• [DATA SECTION]:
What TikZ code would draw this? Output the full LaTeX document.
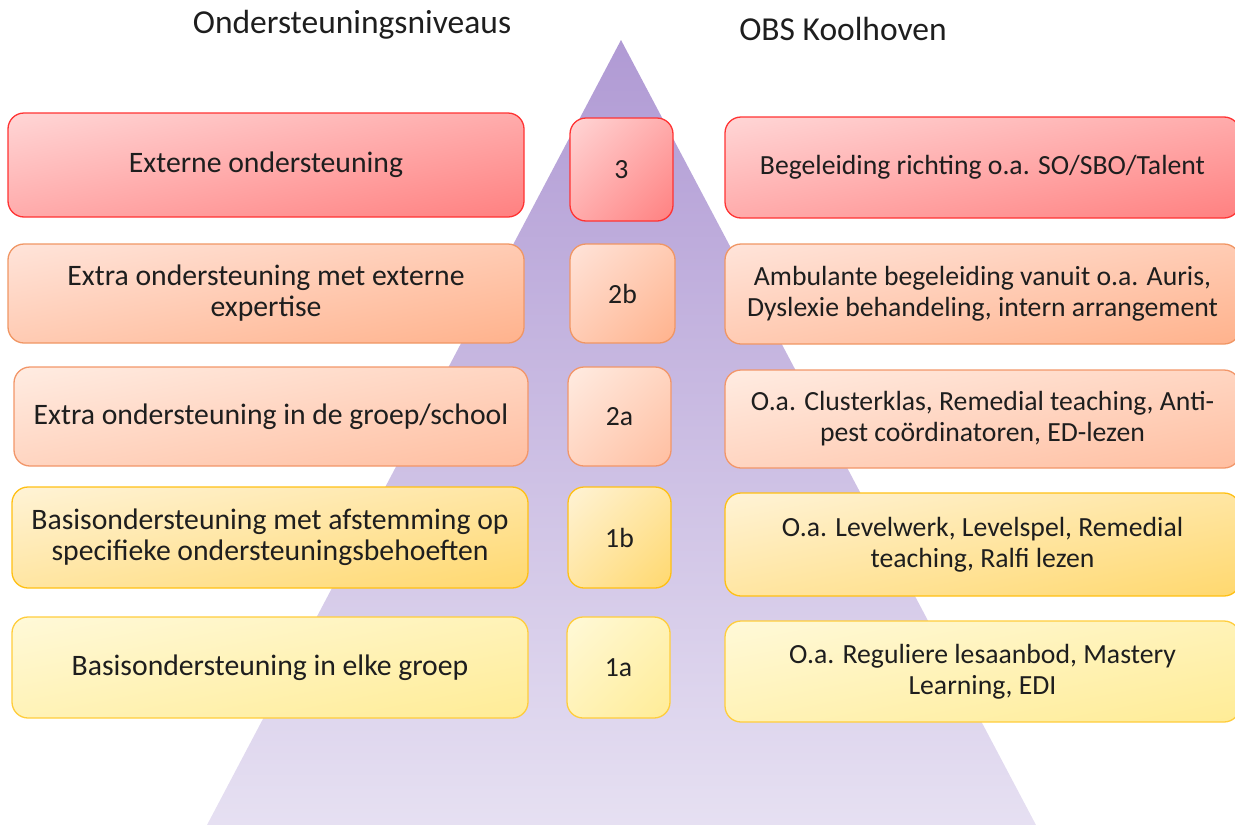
\documentclass[tikz,border=0pt]{standalone}
\usepackage{fontspec}
\setmainfont{Carlito}
\usepackage{tikz}
\usetikzlibrary{shadings}

\definecolor{pyrtop}{RGB}{176,154,212}
\definecolor{pyrbot}{RGB}{230,224,242}
\definecolor{txtdark}{RGB}{30,30,30}
% row colours: light corner, dark corner, border
\definecolor{rodlight}{RGB}{255,214,214}
\definecolor{roddark}{RGB}{255,128,128}
\definecolor{rodline}{RGB}{255,51,51}
\definecolor{orglight}{RGB}{255,228,218}
\definecolor{orgdark}{RGB}{255,178,140}
\definecolor{orgline}{RGB}{240,150,100}
\definecolor{pchlight}{RGB}{255,236,226}
\definecolor{pchdark}{RGB}{255,190,160}
\definecolor{pchline}{RGB}{242,150,105}
\definecolor{gldlight}{RGB}{255,243,214}
\definecolor{glddark}{RGB}{255,216,110}
\definecolor{gldline}{RGB}{255,192,20}
\definecolor{ylwlight}{RGB}{255,249,216}
\definecolor{ylwdark}{RGB}{255,236,150}
\definecolor{ylwline}{RGB}{255,205,60}

\tikzset{
  levelbox/.style={draw, rounded corners=16pt, line width=1.3pt, align=center,
    inner sep=0pt, text=txtdark, font=\fontsize{27.7}{31}\selectfont},
  tint/.style={levelbox, draw=#1line, upper left=#1light, lower right=#1dark,
    upper right=#1light!50!#1dark, lower left=#1light!50!#1dark},
  niveau/.style={font=\fontsize{29.7}{31}\selectfont},
  headtext/.style={text=txtdark, font=\fontsize{33.5}{38}\selectfont}
}

\begin{document}
\begin{tikzpicture}[x=1pt, y=-1pt]
  \useasboundingbox (0,0) rectangle (1235,825);

  % pyramid behind the boxes
  \shade[top color=pyrtop, bottom color=pyrbot] (621,40) -- (1036,825) -- (207,825) -- cycle;

  \node[headtext] (lefthead) at (352,25) {Ondersteuningsniveaus};
  \node[headtext] (righthead) at (843,29) {OBS Koolhoven};

  % level 3
  \node[tint=rod, niveau, minimum width=516pt, minimum height=104pt] (lvl3) at (266,165) {Externe ondersteuning};
  \node[tint=rod, minimum width=103pt, minimum height=103pt] (num3) at (621.5,169.5) {3};
  \node[tint=rod, minimum width=515pt, minimum height=101pt] (obs3) at (982.5,167.5) {Begeleiding richting o.a. SO/SBO/Talent};

  % level 2b
  \node[tint=org, niveau, minimum width=516pt, minimum height=99pt] (lvl2b) at (266,293.5) {Extra ondersteuning met externe\\expertise};
  \node[tint=org, minimum width=105pt, minimum height=99pt] (num2b) at (622.5,293.5) {2b};
  \node[tint=org, minimum width=515pt, minimum height=100pt] (obs2b) at (982.5,294) {Ambulante begeleiding vanuit o.a. Auris,\\Dyslexie behandeling, intern arrangement};

  % level 2a
  \node[tint=pch, niveau, minimum width=514pt, minimum height=99pt] (lvl2a) at (271,416.5) {Extra ondersteuning in de groep/school};
  \node[tint=pch, minimum width=103pt, minimum height=99pt] (num2a) at (619.5,416.5) {2a};
  \node[tint=pch, minimum width=515pt, minimum height=98pt] (obs2a) at (982.5,419) {O.a. Clusterklas, Remedial teaching, Anti-\\pest coördinatoren, ED-lezen};

  % level 1b
  \node[tint=gld, niveau, minimum width=516pt, minimum height=101pt] (lvl1b) at (270,537.5) {Basisondersteuning met afstemming op\\specifieke ondersteuningsbehoeften};
  \node[tint=gld, minimum width=103pt, minimum height=101pt] (num1b) at (619.5,537.5) {1b};
  \node[tint=gld, minimum width=515pt, minimum height=103pt] (obs1b) at (982.5,544.5) {O.a. Levelwerk, Levelspel, Remedial\\teaching, Ralfi lezen};

  % level 1a
  \node[tint=ylw, niveau, minimum width=516pt, minimum height=101pt] (lvl1a) at (270,667.5) {Basisondersteuning in elke groep};
  \node[tint=ylw, minimum width=103pt, minimum height=101pt] (num1a) at (618.5,667.5) {1a};
  \node[tint=ylw, minimum width=515pt, minimum height=101pt] (obs1a) at (982.5,671.5) {O.a. Reguliere lesaanbod, Mastery\\Learning, EDI};
\end{tikzpicture}
\end{document}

• [TASK TO COMPLETE]:
Find the lines of the material that hold the word "draw" and report their count alone.

• [CORRECT RESPONSE]:
3